The talk among the five of us at the restaurant in New York that night was somber, open, barrier-less, honest and filled with an awareness of this fragile wonder of life. All of us knew that finitude had invaded our minds in a powerful way. We recognized that each of us was living an unrepeatable life. We even recognized the uniqueness of that dinner party. It would never occur again; it would be a once-in-a-lifetime occasion. It must, therefore, stand forever on its own merits. So, as people who had transcended a great divide that night, we shared and we laughed, we listened and we engaged each other. We also stretched that evening as far as it would stretch, in a leisurely pace from cocktails to a second coffee. It was as if we wanted time to stand still, or at least that this encounter might never cease. But the internal alarm clock went off, as it always does. We rose to leave. We embraced and thanked one another for an incredible, and undoubtedly, an unforgettable evening.
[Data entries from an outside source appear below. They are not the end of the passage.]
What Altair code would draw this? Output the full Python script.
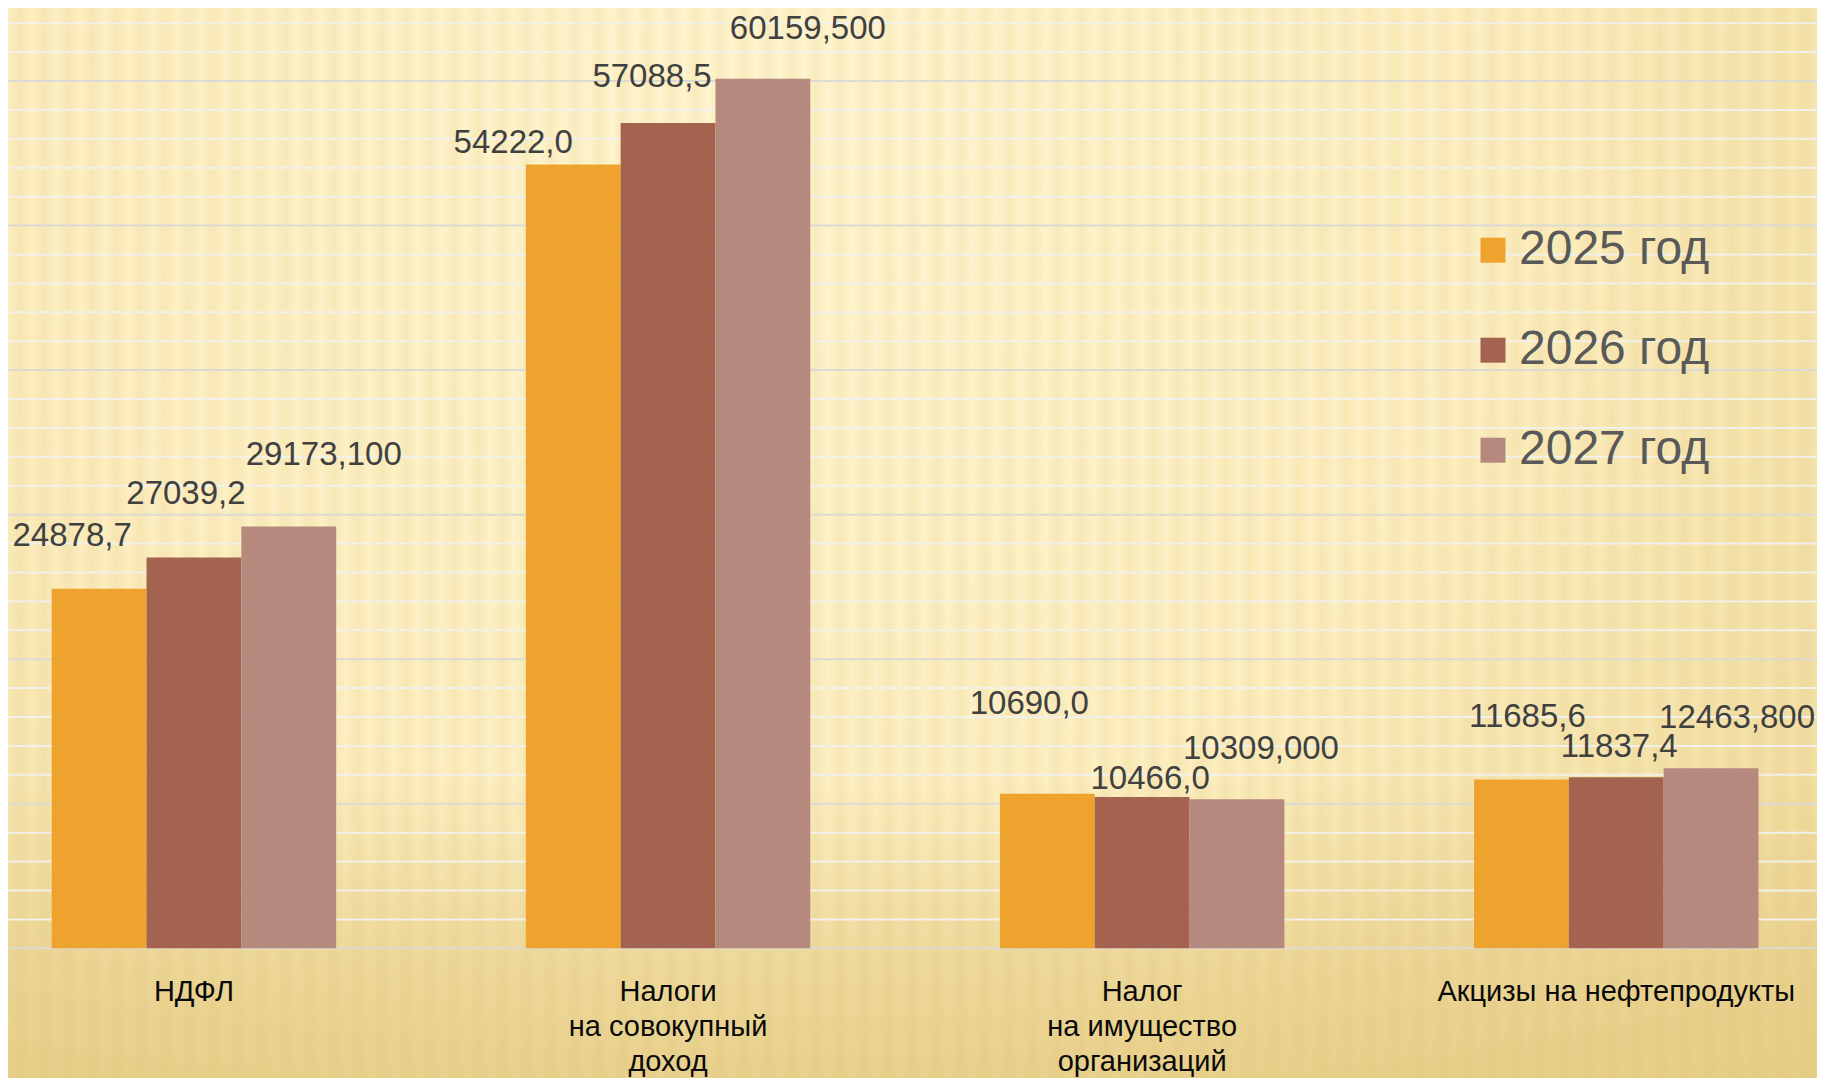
import altair as alt
import pandas as pd

# ---------------- data ----------------
categories = ["НДФЛ",
              "Налоги\nна совокупный\nдоход",
              "Налог\nна имущество\nорганизаций",
              "Акцизы на нефтепродукты"]
years = ["2025 год", "2026 год", "2027 год"]
values_2025 = [24878.7, 54222.0, 10690.0, 11685.6]
values_2026 = [27039.2, 57088.5, 10466.0, 11837.4]
values_2027 = [29173.1, 60159.5, 10309.0, 12463.8]
labels_2025 = ["24878,7", "54222,0", "10690,0", "11685,6"]
labels_2026 = ["27039,2", "57088,5", "10466,0", "11837,4"]
labels_2027 = ["29173,100", "60159,500", "10309,000", "12463,800"]
grid_major = [0, 10000, 20000, 30000, 40000, 50000, 60000]
grid_minor = [2000, 4000, 6000, 8000, 12000, 14000, 16000, 18000,
              22000, 24000, 26000, 28000, 32000, 34000, 36000, 38000,
              42000, 44000, 46000, 48000, 52000, 54000, 56000, 58000,
              62000, 64000]

# label placement (pixel offsets of each value label from its bar top centre)
label_dx_2025 = [-27, -60, -18, 6]
label_dx_2026 = [-8, -16, 8, 3]
label_dx_2027 = [35, 45, 24, 26]
label_dy_2025 = [-43, -12, -80, -52]
label_dy_2026 = [-53, -36, -8, -20]
label_dy_2027 = [-62, -40, -40, -40]

colors = ["#EEA32E", "#A4634E", "#B5897D"]

rows = []
for vals, labs, dxs, dys, yr in [
    (values_2025, labels_2025, label_dx_2025, label_dy_2025, years[0]),
    (values_2026, labels_2026, label_dx_2026, label_dy_2026, years[1]),
    (values_2027, labels_2027, label_dx_2027, label_dy_2027, years[2]),
]:
    for c, v, l, dx, dy in zip(categories, vals, labs, dxs, dys):
        rows.append({"cat": c, "year": yr, "value": v, "label": l, "dx": dx, "dy": dy})
df = pd.DataFrame(rows)

# ---------------- layout ----------------
W = 1794.2
H = 925.1
PAD_L, PAD_T, PAD_R, PAD_B = 0, 15.2, 14.8, 129.7
YDOM = [0, 64000]

yscale = alt.Scale(domain=YDOM, nice=False, zero=True)

x_enc = alt.X(
    "cat:N", sort=categories,
    scale=alt.Scale(paddingInner=0.4, paddingOuter=0.0922),
    axis=alt.Axis(
        title=None, orient="bottom", domain=False, ticks=False, tickSize=0,
        grid=False, labelAngle=0, labelAlign="center", labelBaseline="alphabetic",
        labelPadding=52, labelLineHeight=35, labelFontSize=29,
        labelFont="Liberation Sans", labelColor="#0A0A0A", labelLimit=0,
        labelOverlap=False, labelExpr="split(datum.label, '\\n')", zindex=2,
    ),
)
xoff_enc = alt.XOffset("year:N", sort=years,
                       scale=alt.Scale(paddingInner=0, paddingOuter=0))

# ---------------- background decoration ----------------
def bg_rect(fill):
    return alt.Chart(pd.DataFrame({"bg": [0]})).mark_rect(fill=fill).encode(
        x=alt.value(-PAD_L), x2=alt.value(W + PAD_R),
        y=alt.value(-PAD_T), y2=alt.value(H + PAD_B),
    )

bg_radial = bg_rect(alt.Gradient(
    gradient="radial",
    stops=[alt.GradientStop(color="#FFF5D0", offset=0),
           alt.GradientStop(color="#FDEFC2", offset=0.45),
           alt.GradientStop(color="#EFDA9B", offset=0.85),
           alt.GradientStop(color="#E5CC87", offset=1)],
    x1=0.42, y1=0.27, r1=0, x2=0.42, y2=0.27, r2=0.9,
))

bg_bottom = bg_rect(alt.Gradient(
    gradient="linear",
    stops=[alt.GradientStop(color="rgba(228,202,130,0)", offset=0),
           alt.GradientStop(color="rgba(228,202,130,0)", offset=0.72),
           alt.GradientStop(color="rgba(228,202,130,0.55)", offset=0.9),
           alt.GradientStop(color="rgba(228,202,130,0.75)", offset=1)],
    x1=0, y1=0, x2=0, y2=1,
))

STRIPE_PERIOD = 24
n_stripes = int((W + PAD_R) / STRIPE_PERIOD)
stripe_stops = []
for i in range(n_stripes):
    stripe_stops.append(alt.GradientStop(color="rgba(215,185,100,0)", offset=i / n_stripes))
    stripe_stops.append(alt.GradientStop(color="rgba(215,185,100,0.16)", offset=(i + 0.5) / n_stripes))
stripe_stops.append(alt.GradientStop(color="rgba(215,185,100,0)", offset=1))
bg_stripes = bg_rect(alt.Gradient(gradient="linear", stops=stripe_stops,
                                  x1=0, y1=0, x2=1, y2=0))

grid_minor_layer = alt.Chart(pd.DataFrame({"v": grid_minor})).mark_rule(
    stroke="#F2F0EA", strokeWidth=2
).encode(
    y=alt.Y("v:Q", scale=yscale, axis=None),
    x=alt.value(-PAD_L), x2=alt.value(W + PAD_R),
)
grid_major_layer = alt.Chart(pd.DataFrame({"v": grid_major})).mark_rule(
    stroke="#DCDAD4", strokeWidth=2
).encode(
    y=alt.Y("v:Q", scale=yscale, axis=None),
    x=alt.value(-PAD_L), x2=alt.value(W + PAD_R),
)

bars = alt.Chart(df).mark_bar().encode(
    x=x_enc,
    xOffset=xoff_enc,
    y=alt.Y("value:Q", scale=yscale, axis=None),
    color=alt.Color(
        "year:N", sort=years,
        scale=alt.Scale(domain=years, range=colors),
        legend=alt.Legend(
            title=None, orient="none", legendX=1461, legendY=203,
            symbolType="square", symbolSize=625, symbolStrokeWidth=0,
            symbolOpacity=1, labelFontSize=48, labelFont="Liberation Sans",
            labelColor="#595959", labelOffset=2, rowPadding=52, labelLimit=0,
            padding=0,
        ),
    ),
)

texts = alt.Chart(df).mark_text(
    align="center", baseline="alphabetic", fontSize=33,
    font="Liberation Sans", color="#404040",
    dx=alt.expr("datum.dx"), dy=alt.expr("datum.dy"),
).encode(
    x=x_enc,
    xOffset=xoff_enc,
    y=alt.Y("value:Q", scale=yscale, axis=None),
    text="label:N",
)

chart = alt.layer(bg_radial, bg_bottom, bg_stripes, grid_minor_layer,
                  grid_major_layer, bars, texts).properties(
    width=W, height=H,
    padding={"left": PAD_L, "top": PAD_T, "right": PAD_R, "bottom": PAD_B},
    autosize=alt.AutoSizeParams(type="none"),
    background="#F2DEA2",
).configure_view(stroke=None)

chart.save("out.html", embed_options={"renderer": "svg", "actions": False})
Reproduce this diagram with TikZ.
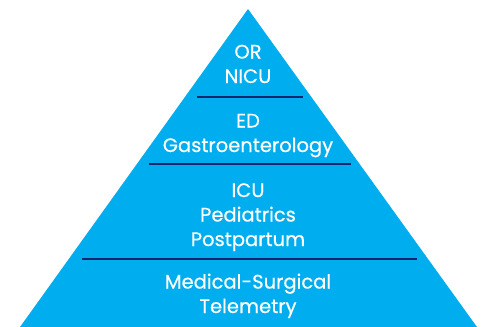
\documentclass[tikz,border=0pt]{standalone}
\usepackage{fontspec}
\setmainfont{Poppins}[FakeBold=0.5]
\usetikzlibrary{positioning}
\definecolor{pyrblue}{RGB}{0,174,239}
\definecolor{pyrnavy}{RGB}{22,38,110}
\tikzset{
	tier/.style={text=white,align=center,anchor=base,inner sep=0pt,
		font=\fontsize{19.5}{24.5}\selectfont},
	divider/.style={draw=pyrnavy,line width=1.4pt}
}
\begin{document}
\begin{tikzpicture}[x=1pt,y=-1pt]
		\useasboundingbox (0,0) rectangle (483,327);
		% the pyramid
		\coordinate (apex) at (248,9);
		\coordinate (bl) at (20,327);
		\coordinate (br) at (477,327);
		\fill [pyrblue] (apex) -- (bl) -- (br) -- cycle;
		% dividers
		\coordinate (d1l) at (197,97);
		\coordinate (d1r) at (303,97);
		\coordinate (d2l) at (149,164);
		\coordinate (d2r) at (351,164);
		\coordinate (d3l) at (82,259);
		\coordinate (d3r) at (417,259);
		\draw [divider] (d1l) -- (d1r);
		\draw [divider] (d2l) -- (d2r);
		\draw [divider] (d3l) -- (d3r);
		% tiers (anchored at the baseline of the last line)
		\node [tier] (t1) at (248,83) {OR\\NICU};
		\node [tier] (t2) at (248,152) {ED\\Gastroenterology};
		\node [tier] (t3) at (248,246) {ICU\\Pediatrics\\Postpartum};
		\node [tier] (t4) at (248,313) {Medical-Surgical\\Telemetry};
\end{tikzpicture}
\end{document}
In less than twenty-four hours, Karen Armstrong was in Seattle, the Rhems were in Michigan, Chris was in New York for a luncheon, and I was working my way through a staff meeting, a Standing Committee meeting, telephone calls, appointments and a gathering in Paterson of the Diocesan Council. All of us were back to business as usual, but none of us would ever be quite the same. We had endured the shock of existence. We had walked with each other through that rending experience. We had processed it together; we had touched each other's souls, and perhaps even entered each other's being. We had suspended time, as it were, to contemplate meaning. But for those people, who traveled just five to ten seconds ahead of us that evening, it was not a warning; it was reality. We had been able to go to school on their pain.
The 1928 Prayer Book had a prayer which said, "Grant us grace always to live in such a state that we may never be afraid to die, so that living and dying we may be thine." That night I hugged my wife, Christine, very tightly as if I never wanted to let her go. Both of us understood why.